I went for a run with Veronica in the morning and told her about Chanan’s plan to go to Long Qing Xia I heard about last night. We tried recruiting more people but for assorted reasons they weren’t really up for it. It got down to Chanan, veronica, me, Taylor, sarah, and Anya would go. Sarah and Anya had tickets for a ballet at 7, though, so they were going to leave earlier or we were all going to go back earlier. I got down to the lobby ahead of them and began asking the front desk about logistics to make sure our plans were good. The lady at the front desk was incredibly helpful and said that it would take 2.5 hours by car, and longer by bus. It eventually emerged that we could hire a car/driver to take us for 500 RMB round trip per car, which is fairly reasonable considering that allows us to spend the whole day there. We might look into getting a van to take a gaggle of us at once instead of 2 sedans. Maybe it would be more economical… In any case there are plans in the works to do that next weekend, possibly. It sounds like a really interesting location with good scenery and good activities.

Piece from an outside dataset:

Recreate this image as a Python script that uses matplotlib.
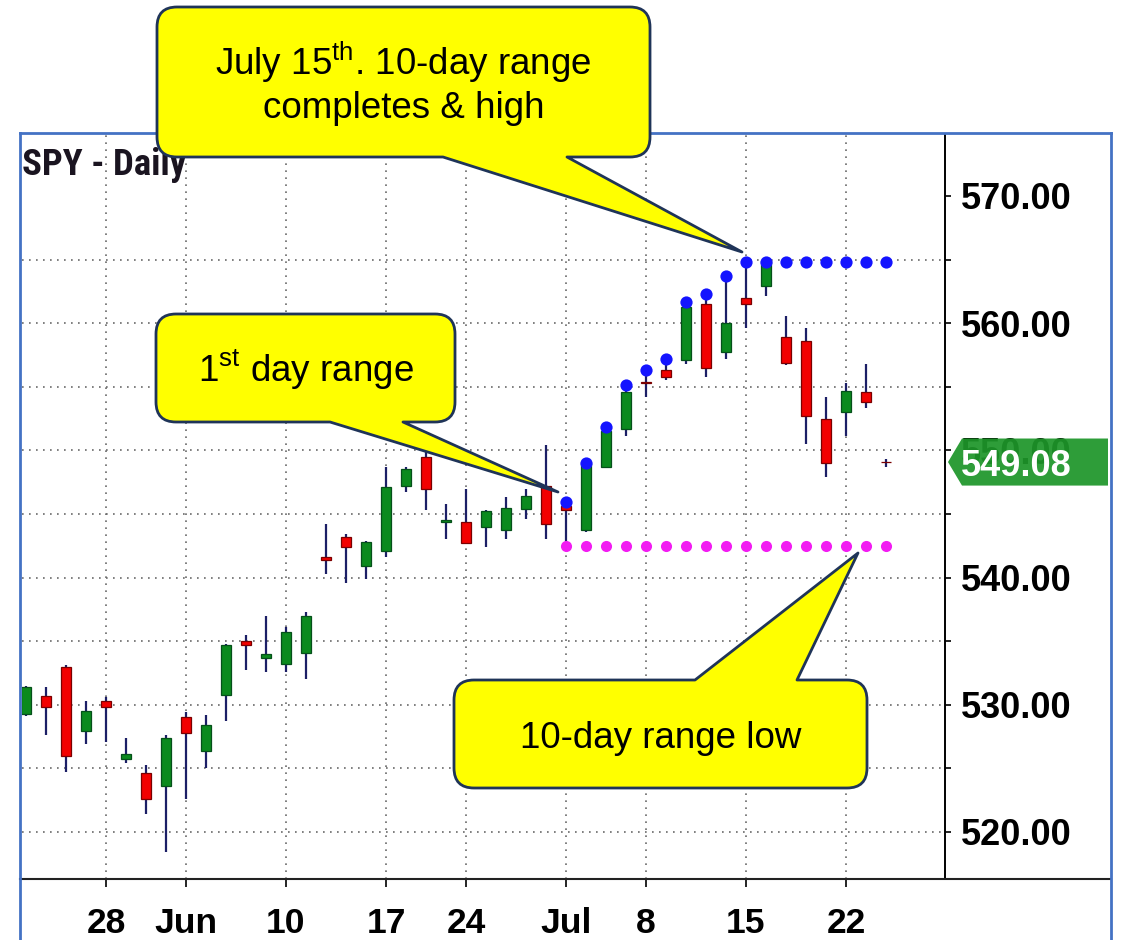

After that fell through we retreated to my room for a while to plot our next move. We decided to go to Beihai park, then to a tea house, then back to the hotel for possible swimming. We took the subway there and realized we were hungry so we wandered down a side street and found a really good restaurant. It was a small place that wasn’t too expensive, the food was amazing, and the staff was really nice. We struggled happily through the ordering process, notebooks full of useful characters spread across the table, wild gestures and slaughtered pronunciations blazing. We had some delicious eggplant and fish and some less delicious tofu. Chanan’s friend Chanan (seriously, they were both named Chanan) who he met at temple this weekend met us there and spent the afternoon with us.
From the restaurant we went to Beihai park which, surprise surprise, was essentially another place the emperor built to party at. It has a complex of buildings at the north side and a large lake with a central island and temple in the center. The whole place is attractively landscaped with willow trees and grass and rocks. We rented 2 paddle boats and puttered around on the lake for an hour. The girls’ boat was apparently a dream to paddle while ours make grinding and clumping noises and really didn’t do a great job of moving us so we had a bit of a struggle.
The park was nice and afterward we moved on to the Tea house phase of our plan. We’d heard good things about the Laoshe tea house, so we took a cab from Beihai to there (only 10 RMB! Taxis in China are inexpensive). We got there and it was, indeed, very nice with a relaxed room where you could drink tea and be serenaded by Chinese musicians. Unfortunately a single cup of tea (unless the menu was translated poorly) was 5-11 dollars, which we felt to be a bit absurd. As such we left for the hotel.
Sarah and Anya went to prepare for their ballet show, Chanan’s friend went home, and Veronica, Chanan, and I went and got dinner at “the dumpling place” as it has come to be known. We can’t read anything so we just make up names for places. It usually has to do with the location, type of food, and color/style of decoration of the restaurant. This is a bit of a misnomer though as they do not, as far as I could tell, actually have dumplings. They have steamed buns (Bao1zi包子) which are delicious. It was very inexpensive. 22 kuai for 18 包子 which filled the three of us up nicely. On my way home from dinner I decided to stop by the lab to make sure my worms which I started growing the day before were doing well and just generally make sure my stuff was doing ok. Everything looked great and I got to talk with some of the people in my lab. I tried asking for something in Chinese which set off a whole conversation trying to explain some stuff to me. It seems like the lab is a fun place but they get their work done and save socializing for down time, which is probably for the best.